▶ RECORDS SUPPLIED:
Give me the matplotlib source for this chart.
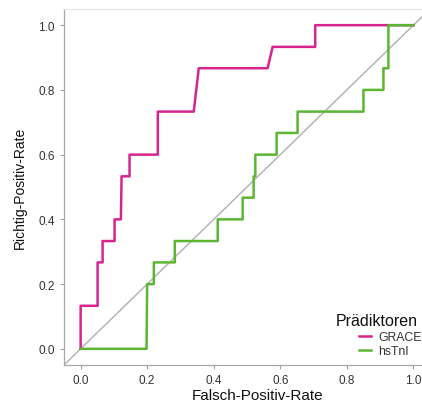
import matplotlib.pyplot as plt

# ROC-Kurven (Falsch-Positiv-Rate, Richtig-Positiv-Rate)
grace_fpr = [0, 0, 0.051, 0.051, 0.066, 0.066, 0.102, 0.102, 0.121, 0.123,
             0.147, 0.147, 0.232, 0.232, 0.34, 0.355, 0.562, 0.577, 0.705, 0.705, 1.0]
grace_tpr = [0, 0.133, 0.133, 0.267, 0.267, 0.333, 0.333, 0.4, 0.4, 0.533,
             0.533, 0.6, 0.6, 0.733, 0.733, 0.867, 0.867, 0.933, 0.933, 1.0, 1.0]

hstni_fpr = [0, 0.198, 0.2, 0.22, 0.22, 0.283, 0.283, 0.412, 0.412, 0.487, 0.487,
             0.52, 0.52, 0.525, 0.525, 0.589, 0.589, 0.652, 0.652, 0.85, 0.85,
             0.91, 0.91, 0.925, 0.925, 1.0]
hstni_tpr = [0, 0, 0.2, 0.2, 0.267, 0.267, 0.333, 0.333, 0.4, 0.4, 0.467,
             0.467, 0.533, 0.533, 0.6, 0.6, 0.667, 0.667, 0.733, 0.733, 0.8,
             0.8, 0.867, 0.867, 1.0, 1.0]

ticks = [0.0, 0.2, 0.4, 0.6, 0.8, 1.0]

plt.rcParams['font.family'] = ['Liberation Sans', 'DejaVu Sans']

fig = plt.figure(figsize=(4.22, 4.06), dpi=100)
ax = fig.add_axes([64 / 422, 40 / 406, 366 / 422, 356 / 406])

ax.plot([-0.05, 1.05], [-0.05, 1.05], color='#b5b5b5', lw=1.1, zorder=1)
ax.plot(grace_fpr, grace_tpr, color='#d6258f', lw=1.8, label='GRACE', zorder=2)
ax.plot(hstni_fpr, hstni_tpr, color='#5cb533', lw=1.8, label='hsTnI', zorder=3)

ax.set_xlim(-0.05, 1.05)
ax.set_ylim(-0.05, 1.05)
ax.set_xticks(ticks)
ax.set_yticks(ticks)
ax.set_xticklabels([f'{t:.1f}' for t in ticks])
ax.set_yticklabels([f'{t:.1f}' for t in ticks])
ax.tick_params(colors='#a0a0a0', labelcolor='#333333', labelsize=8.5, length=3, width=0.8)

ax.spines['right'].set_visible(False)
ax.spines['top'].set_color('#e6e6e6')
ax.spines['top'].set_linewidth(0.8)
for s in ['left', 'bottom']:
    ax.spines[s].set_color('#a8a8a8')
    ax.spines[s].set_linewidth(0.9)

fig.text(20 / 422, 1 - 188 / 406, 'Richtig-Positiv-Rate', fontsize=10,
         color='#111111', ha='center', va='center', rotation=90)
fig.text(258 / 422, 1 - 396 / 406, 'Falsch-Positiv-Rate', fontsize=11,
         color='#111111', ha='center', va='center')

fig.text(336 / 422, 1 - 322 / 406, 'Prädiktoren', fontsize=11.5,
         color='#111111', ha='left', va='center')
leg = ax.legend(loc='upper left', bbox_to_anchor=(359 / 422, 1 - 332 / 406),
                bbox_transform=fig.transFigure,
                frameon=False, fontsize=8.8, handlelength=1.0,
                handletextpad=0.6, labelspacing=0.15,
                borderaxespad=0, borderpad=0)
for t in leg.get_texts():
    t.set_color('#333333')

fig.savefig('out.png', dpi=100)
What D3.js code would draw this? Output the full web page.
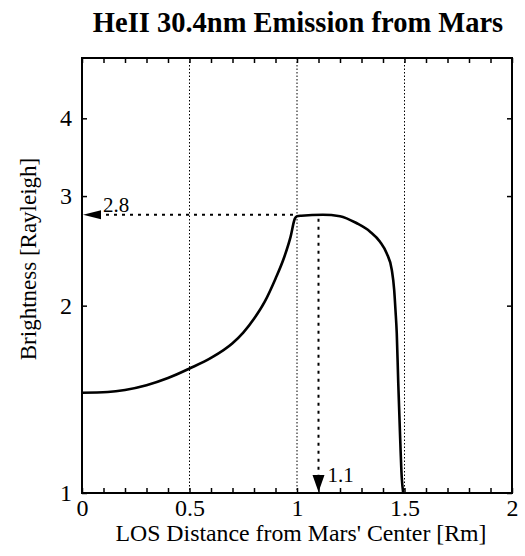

▶ YOUR OBJECTIVE: Quote every line of the records above exactly; no picture is to be copied.

▶ EXERCISE SOLUTION:
Give me the matplotlib source for this chart.
import matplotlib.pyplot as plt

# ROC-Kurven (Falsch-Positiv-Rate, Richtig-Positiv-Rate)
grace_fpr = [0, 0, 0.051, 0.051, 0.066, 0.066, 0.102, 0.102, 0.121, 0.123,
             0.147, 0.147, 0.232, 0.232, 0.34, 0.355, 0.562, 0.577, 0.705, 0.705, 1.0]
grace_tpr = [0, 0.133, 0.133, 0.267, 0.267, 0.333, 0.333, 0.4, 0.4, 0.533,
             0.533, 0.6, 0.6, 0.733, 0.733, 0.867, 0.867, 0.933, 0.933, 1.0, 1.0]

hstni_fpr = [0, 0.198, 0.2, 0.22, 0.22, 0.283, 0.283, 0.412, 0.412, 0.487, 0.487,
             0.52, 0.52, 0.525, 0.525, 0.589, 0.589, 0.652, 0.652, 0.85, 0.85,
             0.91, 0.91, 0.925, 0.925, 1.0]
hstni_tpr = [0, 0, 0.2, 0.2, 0.267, 0.267, 0.333, 0.333, 0.4, 0.4, 0.467,
             0.467, 0.533, 0.533, 0.6, 0.6, 0.667, 0.667, 0.733, 0.733, 0.8,
             0.8, 0.867, 0.867, 1.0, 1.0]

ticks = [0.0, 0.2, 0.4, 0.6, 0.8, 1.0]

plt.rcParams['font.family'] = ['Liberation Sans', 'DejaVu Sans']

fig = plt.figure(figsize=(4.22, 4.06), dpi=100)
ax = fig.add_axes([64 / 422, 40 / 406, 366 / 422, 356 / 406])

ax.plot([-0.05, 1.05], [-0.05, 1.05], color='#b5b5b5', lw=1.1, zorder=1)
ax.plot(grace_fpr, grace_tpr, color='#d6258f', lw=1.8, label='GRACE', zorder=2)
ax.plot(hstni_fpr, hstni_tpr, color='#5cb533', lw=1.8, label='hsTnI', zorder=3)

ax.set_xlim(-0.05, 1.05)
ax.set_ylim(-0.05, 1.05)
ax.set_xticks(ticks)
ax.set_yticks(ticks)
ax.set_xticklabels([f'{t:.1f}' for t in ticks])
ax.set_yticklabels([f'{t:.1f}' for t in ticks])
ax.tick_params(colors='#a0a0a0', labelcolor='#333333', labelsize=8.5, length=3, width=0.8)

ax.spines['right'].set_visible(False)
ax.spines['top'].set_color('#e6e6e6')
ax.spines['top'].set_linewidth(0.8)
for s in ['left', 'bottom']:
    ax.spines[s].set_color('#a8a8a8')
    ax.spines[s].set_linewidth(0.9)

fig.text(20 / 422, 1 - 188 / 406, 'Richtig-Positiv-Rate', fontsize=10,
         color='#111111', ha='center', va='center', rotation=90)
fig.text(258 / 422, 1 - 396 / 406, 'Falsch-Positiv-Rate', fontsize=11,
         color='#111111', ha='center', va='center')

fig.text(336 / 422, 1 - 322 / 406, 'Prädiktoren', fontsize=11.5,
         color='#111111', ha='left', va='center')
leg = ax.legend(loc='upper left', bbox_to_anchor=(359 / 422, 1 - 332 / 406),
                bbox_transform=fig.transFigure,
                frameon=False, fontsize=8.8, handlelength=1.0,
                handletextpad=0.6, labelspacing=0.15,
                borderaxespad=0, borderpad=0)
for t in leg.get_texts():
    t.set_color('#333333')

fig.savefig('out.png', dpi=100)
What D3.js code would draw this? Output the full web page.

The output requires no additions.